[buug] Backups :-) (& CD-R[W], etc.)

Tony Godshall togo at of.net
Sun Apr 10 22:03:01 PDT 2011


Indeed, very much the tools-you-can-string-together approach of Unix
rather than the tool-that-must-do-everyting approach of VMS or Emacs.

Michael, how would plumb near encryption for an untrusted far store-
some kind of block-device-over-ssh-tunnel scheme?

Best Regards.



On Sun, Apr 10, 2011 at 20:46, Michael Paoli
<Michael.Paoli at cal.berkeley.edu> wrote:
> Yes, rather what I was going to say.  It doesn't "do" encryption, but
> it plays nice with it.  On the transport side, Bup works very nicely
> with ssh(1), and on the storage side, nothing prevents one from using
> some type of encrypted storage (e.g. encrypted filesystem).
> If one doesn't trust the backup storage side "that much" with one's
> data, the encryption layer can be at or closer to the client side, so
> the backup storage side can just be storage, and the filesystem and
> encryption layer(s) at or much closer to the backup client side, so
> backup server/storage never need store (or have access to) clear-text
> backup data.
>
> As for my backup program
> http://www.rawbw.com/~mp/perl/#backup
> I mentioned in:
> http://www.weak.org/pipermail/buug/2011-April/003759.html
> it doesn't "do" encryption, but again, it plays nice with it.  I've
> used part/much of those programs to do backup remotely (over ssh), and
> - not sure if I did it with those programs or not, but also nicely
> added encryption to storage of backups - and easily can with those
> scripts/programs, if I didn't already.  In that particular set of
> programs, doing the backup - part of the architecture generates a list
> of filesystems, along with some metadata about them (e.g. filesystem
> type).  Another part takes that data, and from it produces a stream of
> backup data - one can easily insert encryption there (I'm pretty sure I
> did so with later version of, or based upon that software), that
> "older" version, from there, just takes that stream of data and handles
> backing it up to the backup media - to the program, it's just a stream
> of bytes, it doesn't particularly care what's in it.
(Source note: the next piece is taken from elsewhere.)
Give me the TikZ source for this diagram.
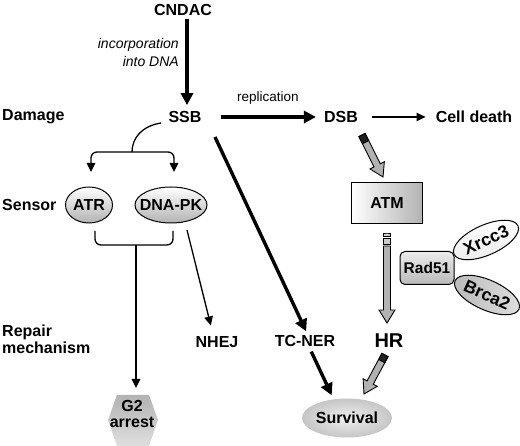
\documentclass[tikz,border=0pt]{standalone}
\usepackage{fontspec}
\setmainfont{Liberation Sans}
\usetikzlibrary{arrows.meta,shapes.geometric,calc}
\begin{document}
\begin{tikzpicture}[x=1pt,y=-1pt,
  lbl/.style={font=\fontsize{16}{17}\selectfont\bfseries, inner sep=2pt},
  ell/.style={ellipse, draw, line width=1pt, inner xsep=-10pt, inner ysep=0pt},
  thk/.style={line width=3.4pt, -{Triangle[length=12pt,width=12pt]}},
  thn/.style={line width=1.3pt, -{Triangle[length=9pt,width=8.5pt]}},
  fat/.style={draw=black, line width=0.9pt, fill=gray!60, line join=miter,
    to path={
      -- ($(\tikztostart)!3.5pt!90:(\tikztotarget)$)
      -- ($($(\tikztotarget)!13pt!(\tikztostart)$)!3.5pt!90:(\tikztotarget)$)
      -- ($($(\tikztotarget)!13pt!(\tikztostart)$)!8pt!90:(\tikztotarget)$)
      -- (\tikztotarget)
      -- ($($(\tikztotarget)!13pt!(\tikztostart)$)!8pt!-90:(\tikztotarget)$)
      -- ($($(\tikztotarget)!13pt!(\tikztostart)$)!3.5pt!-90:(\tikztotarget)$)
      -- ($(\tikztostart)!3.5pt!-90:(\tikztotarget)$)
      -- cycle}},
  fatbar/.style={draw=black, line width=0.8pt, fill=gray!60,
    to path={
      -- ($(\tikztostart)!3.5pt!90:(\tikztotarget)$)
      -- ($(\tikztotarget)!3.5pt!-90:(\tikztostart)$)
      -- ($(\tikztotarget)!3.5pt!90:(\tikztostart)$)
      -- ($(\tikztostart)!3.5pt!-90:(\tikztotarget)$)
      -- cycle}},
]
\useasboundingbox (0,0) rectangle (520,446);

% row labels
\node[lbl, anchor=west] (dmg) at (0,117) {Damage};
\node[lbl, anchor=west] (sens) at (0,205) {Sensor};
\node[lbl, anchor=west, align=left] (rep) at (0,339) {Repair\\mechanism};

% top
\node[lbl] (cndac) at (183,10) {CNDAC};
\node[font=\fontsize{14}{18}\selectfont\itshape, align=right, anchor=east, inner sep=0pt] (inc) at (179,52) {incorporation\\into DNA};
\node[lbl] (ssb) at (185,117) {SSB};
\node[lbl] (dsb) at (341,117) {DSB};
\node[lbl] (cell) at (474,117) {Cell death};
\node[font=\fontsize{13.5}{16}\selectfont] (repl) at (268,98) {replication};

\draw[thk, shorten <=1pt, shorten >=4pt] ([xshift=4pt]cndac.south) -- ([xshift=2pt]ssb.north);
\draw[thk, shorten <=17pt, shorten >=6pt] (ssb.east) -- (dsb.west);
\draw[thn, shorten <=12pt, shorten >=8pt] (dsb.east) -- (cell.west);

% sensors
\node[lbl, ell, minimum width=47pt, minimum height=36pt, top color=white, bottom color=gray!60] (atr) at (89,205) {ATR};
\node[lbl, ell, minimum width=72pt, minimum height=36pt, top color=white, bottom color=gray!60] (dnapk) at (171,205) {DNA-PK};

\coordinate (ssbc) at (161,123);
\coordinate (jn) at (132,152);
\coordinate (atrin) at (91,172);
\coordinate (dpin) at (174,172);
\draw[line width=1.3pt] (ssbc) .. controls (142,126) and (132,138) .. (jn);
\draw[thn, rounded corners=6pt] (jn) -| (atrin);
\draw[thn, rounded corners=6pt] (jn) -| (dpin);

% lower bracket
\coordinate (bl) at (95,231);
\coordinate (br) at (173,231);
\coordinate (bm) at (136,245);
\draw[line width=1.3pt, rounded corners=6pt] (bl) |- (bm) -| (br);

% G2 arrest
\coordinate (g2c) at (133,420);
\path[top color=gray!60, bottom color=gray!25] ($(g2c)+(-25,0)$) -- ($(g2c)+(-16,-25)$) -- ($(g2c)+(16,-25)$) -- ($(g2c)+(25,0)$) -- ($(g2c)+(16,26)$) -- ($(g2c)+(-16,26)$) -- cycle;
\node[lbl, align=center, font=\fontsize{16}{16}\selectfont\bfseries] (g2) at (132,414) {G2\\arrest};
\draw[thn] (bm) -- (bm |- 0,388);

% NHEJ
\node[lbl] (nhej) at (217,342) {NHEJ};
\coordinate (nh1) at (187,230);
\draw[thn, shorten >=9pt] (nh1) -- ([xshift=-4pt]nhej.north);

% TC-NER
\node[lbl] (tcner) at (305,341) {TC-NER};
\coordinate (tc1) at (215,137);
\draw[thk, shorten >=2pt] (tc1) -- ([xshift=2pt]tcner.north);

% Survival
\node[lbl, ell, draw=none, minimum width=90pt, minimum height=39pt, inner color=gray!12, outer color=gray!45, font=\fontsize{16}{16}\selectfont\bfseries] (surv) at (347,418) {Survival};
\draw[thk, shorten <=3pt, shorten >=3pt] ([xshift=5pt]tcner.south) -- ([xshift=-14pt]surv.north);

% HR
\node[lbl, font=\fontsize{20}{20}\selectfont\bfseries] (hr) at (389,341) {HR};

% ATM
\node[lbl, draw, line width=1pt, minimum width=71pt, minimum height=41pt, left color=white, right color=gray!60] (atm) at (387,203) {ATM};

% fat arrows
\coordinate (f1s) at (362,135);
\coordinate (f1e) at (383,177);
\coordinate (f1m) at ($(f1s)!8pt!(f1e)$);
\draw[fat] (f1s) to (f1e);
\draw[fatbar, fill=gray!25!black] (f1s) to (f1m);

\coordinate (f2a) at (387,233);
\coordinate (f2b) at (387,236.5);
\coordinate (f2c) at (387,238.5);
\coordinate (f2d) at (387,244);
\coordinate (f2s) at (387,246);
\coordinate (f2e) at (387,323);
\draw[fatbar, fill=gray!40] (f2a) to (f2b);
\draw[fatbar, fill=gray!40] (f2c) to (f2d);
\draw[fat] (f2s) to (f2e);

\coordinate (f3s) at (385,355);
\coordinate (f3e) at (364,394);
\coordinate (f3m) at ($(f3s)!7pt!(f3e)$);
\draw[fat] (f3s) to (f3e);
\draw[fatbar, fill=gray!25!black] (f3s) to (f3m);

% Rad51 complex
\node[lbl, draw, line width=1pt, rounded corners=5pt, minimum width=54pt, minimum height=33pt, top color=gray!15, bottom color=gray!55, font=\fontsize{15.5}{16}\selectfont\bfseries] (rad51) at (427,268) {Rad51};
\node[lbl, ell, rotate=24, minimum width=70pt, minimum height=30pt, top color=white, bottom color=gray!15, font=\fontsize{17.5}{17}\selectfont\bfseries] (xrcc3) at (486,240) {Xrcc3};
\node[lbl, ell, rotate=-24, minimum width=70pt, minimum height=30pt, left color=gray!55, right color=gray!25, font=\fontsize{17.5}{17}\selectfont\bfseries] (brca2) at (487,295) {Brca2};
\end{tikzpicture}
\end{document}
It just knows that
> stream of bytes correlates to a particular filesystem, and when the
> stream ends and it's written that data, it then adds that
> meta-information to its index of which filesystems start at what offset
> on what media - and writes the index out at the very end, and to the
> media at the end.  Not a very detailed index, but covers to filesystem
> level anyway (other data or indexes that can be added as part of the
> backup may cover more detail, and in some cases, actually do - e.g.
> first thing that gets backed up with that collection is a fair chunk of
> metadata - if I recall correctly, including a list of all the files
> targeted for backup, among other things (like filesystem types and
> sizes, and partitioning and logical volume configuration information).
>
> So ... "plays nice with" (e.g. encryption) is often as or more
> important than "includes".
>
> For quite a while now, I've been encrypting my offsite backups - at
> least most or all of that data, anyway.
>
>> From: "Tony Godshall" <togo at of.net>
>> Subject: Re: [buug] Backups :-) (& CD-R[W], etc.)
>> Date: Sun, 10 Apr 2011 18:16:05 -0700
>
>> On Sun, Apr 10, 2011 at 12:19, Ian Zimmerman <itz at buug.org> wrote:
>>>
>>> Michael> I did also attend the Bup presentation yesterday:
>>> Michael> http://www.weak.org/pipermail/buug/2011-April/003749.html
>>> Michael> ... from that I might be inclined to add a wee bit more to my
>>> Michael> "wish list" of features/capabilities for backup software :-)
>>>
>>> But it doesn't seem to do encryption yet.
>>
>> Well, you can certainly backup over SSH to an encrypted remote drive.